News release

Climate Survival for Wildlife Big and Small

Environment | July 27, 2022

Climate change is not only a human problem. Mississauga’s hotter summers and milder winters also affect wildlife. Many animals, including mammals, birds, amphibians, reptiles, insects, fish and others experience the effects of climate change, just like we do.

As our climate changes, we’re experiencing warmer temperatures and gradually changing weather patterns, disrupting the balance of nature with major consequences on wildlife globally, as well as here in Mississauga.

Some impacts that adversely affect wildlife include:

  • Increased disease
  • Increased invasive species
  • Diminished food sources
  • Habitat loss
  • Strained reproduction cycles

Local animal extinctions are already widespread because of climate change. By 2100, global temperatures are projected to be above two degrees Celsius, increasing the risk of extinctions and ecosystem collapse. Over the past five years, Mississauga, like many other cities, has experienced more intense rain and windstorms, which have damaged trees, wildlife habitats and aquatic ecosystems.

Over the past 80 years, according to the Credit Valley Conservation, weather patterns in Peel Region show the climate is becoming warmer and wetter, with the greatest changes occurring during the last three decades. There has been an average annual temperature increase of 1.8 degrees, double the rate of warming measured globally.

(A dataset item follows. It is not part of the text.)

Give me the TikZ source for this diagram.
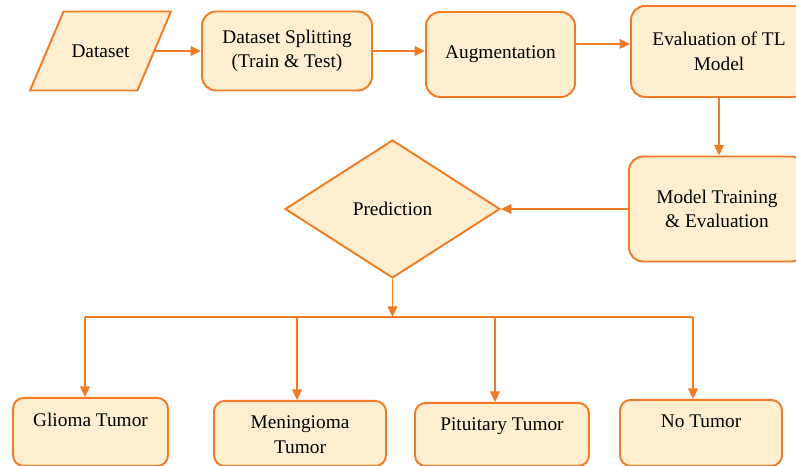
\documentclass[tikz,border=0pt]{standalone}
\usepackage{fontspec}
\setmainfont{Liberation Serif}
\usepackage{tikz}
\usetikzlibrary{shapes.geometric,arrows.meta,positioning}
\definecolor{flowline}{HTML}{F47B26}
\definecolor{flowfill}{HTML}{FFEFD0}
\tikzstyle{stepbox} = [draw=flowline, line width=1.1pt, rectangle, rounded corners=8pt, fill=flowfill, align=center, font=\fontsize{11}{14}\selectfont]
\tikzstyle{databox} = [draw=flowline, line width=1.1pt, trapezium, trapezium left angle=67, trapezium right angle=113, trapezium stretches body, fill=flowfill, inner xsep=0pt, text height=0.28cm, text depth=0.02cm, inner ysep=0.64cm, font=\fontsize{11}{14}\selectfont]
\tikzstyle{decbox} = [draw=flowline, line width=1.1pt, diamond, fill=flowfill, inner sep=0pt, font=\fontsize{11}{14}\selectfont]
\tikzstyle{leafbox} = [stepbox, rounded corners=6pt, anchor=north]
\tikzstyle{leaftext} = [align=center, inner sep=0pt, font=\fontsize{11}{14}\selectfont]
\tikzstyle{flowline} = [draw=flowline, line width=1.1pt]
\tikzstyle{flow} = [flowline, -{Triangle[length=6pt,width=5.5pt]}]

\begin{document}
\begin{tikzpicture}[x=0.02cm, y=-0.02cm]
    \useasboundingbox (0,0) rectangle (796,466);
    % top row
    \node [databox, minimum width=2.82cm] (data) at (100.5,51) {Dataset};
    \node [stepbox, minimum width=3.4cm, minimum height=1.58cm] (split) at (287,51) {Dataset Splitting\\(Train \& Test)};
    \node [stepbox, minimum width=2.98cm, minimum height=1.7cm] (aug) at (500.5,54.5) {Augmentation};
    \node [stepbox, minimum width=3.52cm, minimum height=1.82cm] (eval) at (719,51.5) {Evaluation of TL\\Model};
    % middle row
    \node [stepbox, minimum width=3.52cm, minimum height=2.1cm] (train) at (717,209) {Model Training\\\& Evaluation};
    \node [decbox, minimum width=4.3cm, minimum height=2.76cm] (pred) at (392.5,209) {Prediction};
    % classes
    \node [leafbox, minimum width=3.1cm, minimum height=1.36cm] (glioma) at (90.5,397) {};
    \node [leafbox, minimum width=3.44cm, minimum height=1.3cm] (mening) at (300,400) {};
    \node [leafbox, minimum width=3.48cm, minimum height=1.26cm] (pitu) at (502,402) {};
    \node [leafbox, minimum width=3.24cm, minimum height=1.32cm] (notumor) at (701,399) {};
    \node [leaftext, below=9pt of glioma.north] (gliomaT) {Glioma Tumor};
    \node [leaftext, below=9pt of mening.north] (meningT) {Meningioma\\Tumor};
    \node [leaftext, below=9pt of pitu.north] (pituT) {Pituitary Tumor};
    \node [leaftext, below=9pt of notumor.north] (notumorT) {No Tumor};

    \coordinate (d1) at (85,317);
    \coordinate (d2) at (297,317);
    \coordinate (d3) at (495,317);
    \coordinate (d4) at (693,317);

    \draw [flow] (data.east) -- (data.east -| split.west);
    \draw [flow] (split.east) -- (split.east -| aug.west);
    \draw [flow] ([yshift=6pt]aug.east) -- ([yshift=6pt]aug.east -| eval.west);
    \draw [flow] (eval.south) -- (eval.south |- train.north);
    \draw [flow] (train.west) -- (pred.east);
    \draw [flow] (pred.south) -- (pred.south |- d1);
    \draw [flowline] (d1) -- (d4);
    \draw [flow] (d1) -- (d1 |- glioma.north);
    \draw [flow] (d2) -- (d2 |- mening.north);
    \draw [flow] (d3) -- (d3 |- pitu.north);
    \draw [flow] (d4) -- (d4 |- notumor.north);
\end{tikzpicture}
\end{document}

Regionally, wildlife is experiencing:

Changing habitats

Warmer weather reduces oxygen levels in water streams like the Credit River. This can have an impact on aquatic wildlife like fish, including trout and salmon, as well as native plants, reptiles and amphibians. The Eastern hemlock, a native tree in the Credit River Watershed, is also in decline because of changing weather patterns. This tree species provides important habitat to birds who nest in the dense foliage and shades streams to cool down water temperatures. The loss of native trees can further affect streams that are already warming due to changing temperatures.

More invasive species

When natural and urban ecosystems are affected by climate change, invasive species can move in and create further damage. For example, extreme outbreaks of the invasive species Lymantria dispar dispar (LDD) – formerly known as gypsy moth – typically end when a natural control including a virus and fungus kill the population. Warmer and drier springs can prevent this targeted fungus from flourishing, thereby prolonging LDD outbreaks resulting in impacts on trees throughout the city.

The Emerald Ash Borer is another invasive insect that attacks Ash trees. Extreme cold winter days kill the larvae and mitigate their impact. Fewer extreme cold days result in increased range and insect populations – essentially killing Ash trees in Mississauga, which are an important component of the City’s urban forest.

Trees play a critical role in fighting climate change as they improve air quality, reduce stormwater runoff, lower urban temperatures and clean water. These invasive pests leave the trees more vulnerable to other diseases, drought and ultimately the loss of habitat for wildlife.

Increased disease

Warmer temperatures are increasing the range and population size of mosquitoes, ticks and other pests that carry disease. This includes blacklegged ticks that carry Lyme Disease. Wild mammals, like white-tailed deer, raccoons and small rodents like squirrels, chipmunks and mice can all carry ticks and can contract Lyme Disease. Warm temperatures influence the life cycle and prevalence of blacklegged ticks. Shorter winters can increase their activity significantly.

The West Nile Virus’ expansion in Canada has also been linked to climate change and has been found in more than 150 bird species. Owls, hawks, eagles and songbirds such as blue jays are extremely susceptible to West Nile Virus.

Wildlife in Mississauga depend on healthy habitats which include the right temperatures, access to water, food sources and comfortable areas to raise their young. Climate change is developing quickly and altering wildlife’s survival while putting natural resources at risk.

 How you can help:

  • Reduce your own carbon footprint to do your part to fight climate change.
  • Preserve and respect wildlife habitats. When visiting a park or trail, leave wildlife alone (e.g., avoid feeding, stay on the trails, pick up waste/litter).
  • Plant a pollinator-friendly garden with native types of grass, wildflowers, shrubs and trees.
  • Report sightings of invasive species.
  • Report animals in distress.

The City is working to protect wildlife and natural ecosystems through:

Climate change is real, not only for humans, but for also for precious wildlife. Every action we take to reduce its impacts can benefit our ecosystems and habitats, creating a more sustainable environment for all creatures and species.